Mme Benbassa semble miser sur l’effet dissuasif et la vertu d’exemplarité de l’exclusion. Et selon l’équipe pédagogique, cette politique de l’établissement ne saurait être évaluée que sur le long terme. Autrement dit, un nombre élevé d’exclusions ne prouve pas que le lycée est beaucoup plus violent qu’un autre. Reste que, de l’avis de tous, « l’exclusion est un aveu d’échec ».  « Le but du conseil de discipline n’est pas de déboucher là-dessus», précise la proviseur, « le but est de poser les limites, de montrer jusqu’où l’on ne peut pas aller ».

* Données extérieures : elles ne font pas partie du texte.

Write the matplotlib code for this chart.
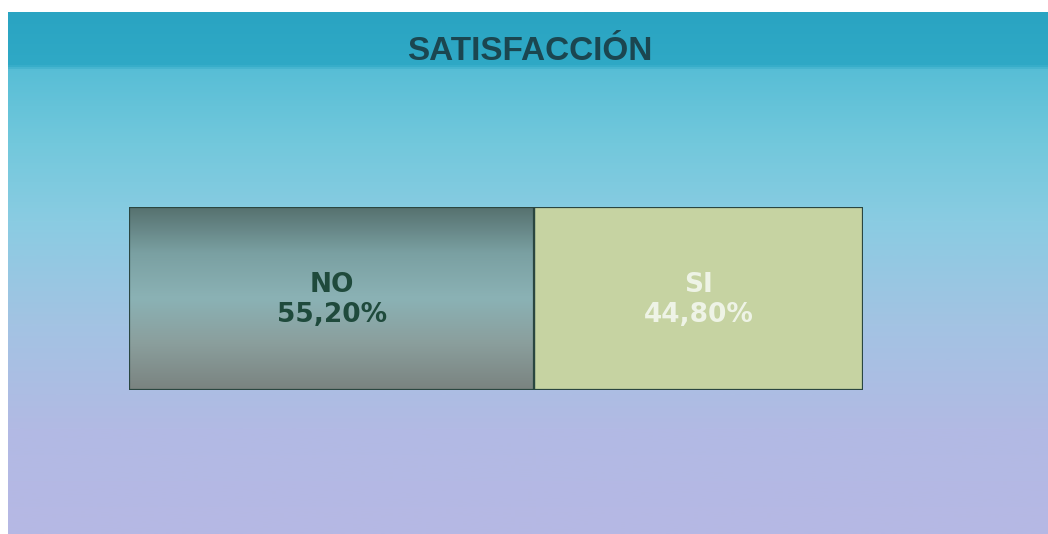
import numpy as np
import matplotlib
matplotlib.use("Agg")
import matplotlib.pyplot as plt
from matplotlib.colors import LinearSegmentedColormap

# ---- data ----
categories = ["NO", "SI"]
values = [55.20, 44.80]
pct_labels = ["55,20%", "44,80%"]
title = "SATISFACCIÓN"

W, H = 1048, 534
fig = plt.figure(figsize=(W / 100, H / 100), dpi=100, facecolor="white")

# background panel
bg = fig.add_axes([8 / W, 0, 1 - 8 / W, (H - 12) / H])
bg.set_axis_off()
bg_stops = [
    (0.00, "#2aa4c2"),
    (0.10, "#2fa9c6"),
    (0.11, "#58bed6"),
    (0.25, "#72c8dc"),
    (0.40, "#8acce2"),
    (0.60, "#a3c3e3"),
    (0.80, "#b2bae4"),
    (1.00, "#b6b8e4"),
]
bg_cmap = LinearSegmentedColormap.from_list("bg", bg_stops)
grad = np.linspace(0, 1, 512).reshape(-1, 1)
bg.imshow(grad, cmap=bg_cmap, aspect="auto", extent=[0, 1, 0, 1], origin="upper")
bg.set_xlim(0, 1)
bg.set_ylim(0, 1)

fig.text(530 / W, 1 - 60 / H, title, ha="center", va="baseline",
         fontsize=24, fontweight="bold", color="#1b4650",
         family=["Liberation Sans", "DejaVu Sans"])

# bar axes
x0, x1, y0, y1 = 129, 863, 207, 390
ax = fig.add_axes([x0 / W, 1 - y1 / H, (x1 - x0) / W, (y1 - y0) / H])
ax.set_axis_off()
ax.set_xlim(0, sum(values))
ax.set_ylim(-0.5, 0.5)

colors = ["#7f9c9a", "#c6d3a2"]
text_colors = ["#1f4a3c", "#eef3e6"]
edge = "#2a4640"
left = 0
bars = []
for cat, v, c in zip(categories, values, colors):
    b = ax.barh(0, v, left=left, height=1.0, color=c, edgecolor=edge,
                linewidth=1.6, zorder=2)
    bars.append(b[0])
    left += v

# gradient fill for NO bar
no_stops = [
    (0.00, "#56716f"),
    (0.25, "#7aa0a2"),
    (0.50, "#8bb2b5"),
    (0.75, "#8a9e9c"),
    (1.00, "#7a8380"),
]
no_cmap = LinearSegmentedColormap.from_list("no", no_stops)
r = bars[0]
im = ax.imshow(grad, cmap=no_cmap, aspect="auto",
               extent=[r.get_x(), r.get_x() + r.get_width(), -0.5, 0.5],
               origin="upper", zorder=2.5)
im.set_clip_path(r)
ax.barh(0, values[0], left=0, height=1.0, color="none", edgecolor=edge,
        linewidth=1.6, zorder=3)

# labels: category line and percentage line (baselines in axes fraction)
cat_base = (y1 - 292) / (y1 - y0)
pct_base = (y1 - 322) / (y1 - y0)
left = 0
for cat, v, pl, tc in zip(categories, values, pct_labels, text_colors):
    xc = left + v / 2
    ax.text(xc, cat_base, cat, transform=ax.get_xaxis_transform(),
            ha="center", va="baseline", fontsize=19, fontweight="bold",
            color=tc, family=["DejaVu Sans"], zorder=4)
    ax.text(xc, pct_base, pl, transform=ax.get_xaxis_transform(),
            ha="center", va="baseline", fontsize=19, fontweight="bold",
            color=tc, family=["DejaVu Sans"], zorder=4)
    left += v

fig.savefig("out.png", dpi=100, facecolor="white")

Avant l’ultime sanction, donc, il reste toute une collection de blâmes dont le principal argument auprès des élèves serait qu’ils restent annexés à leur dossier durant une année. Ce dossier, les élèves s’en préoccupent  lorsqu’ils veulent passer dans la classe supérieure ou s’inscrire en BTS , par exemple, et que leurs notes ne suffisent pas. Les colles et les TIG, en revanche, ne sont pas inscrits au dossier. Ils sont juste pénibles. La stratégie inverse étant celle de l’encouragement au travail, avec un projet pédagogique par exemple.

Rigoler

- « Alors t’as pris quoi ? »

- « Pfff, une journée ! J’ai le seum, mon daron il va même pas me laisser poser une main sur la play…»

- « Pas de TIG ? »

- « T’es ouf gros ! Même quand ma mère elle me donne des TIG je les fais pas, alors pas moyen que je lave le lycée ! »

De retour en classe après l’entretien dans le bureau du proviseur, les première BELEEC accueillent les punis comme s’ils revenaient du front. Le cours fait place à une effusion de solidarité, compassion, raillerie chaleureuse. Est ce qu’ils ont « compris la sanction » ? Ils l’ont affirmé à Mlle Latik. Devant les autres il faut garder la face. Rigoler.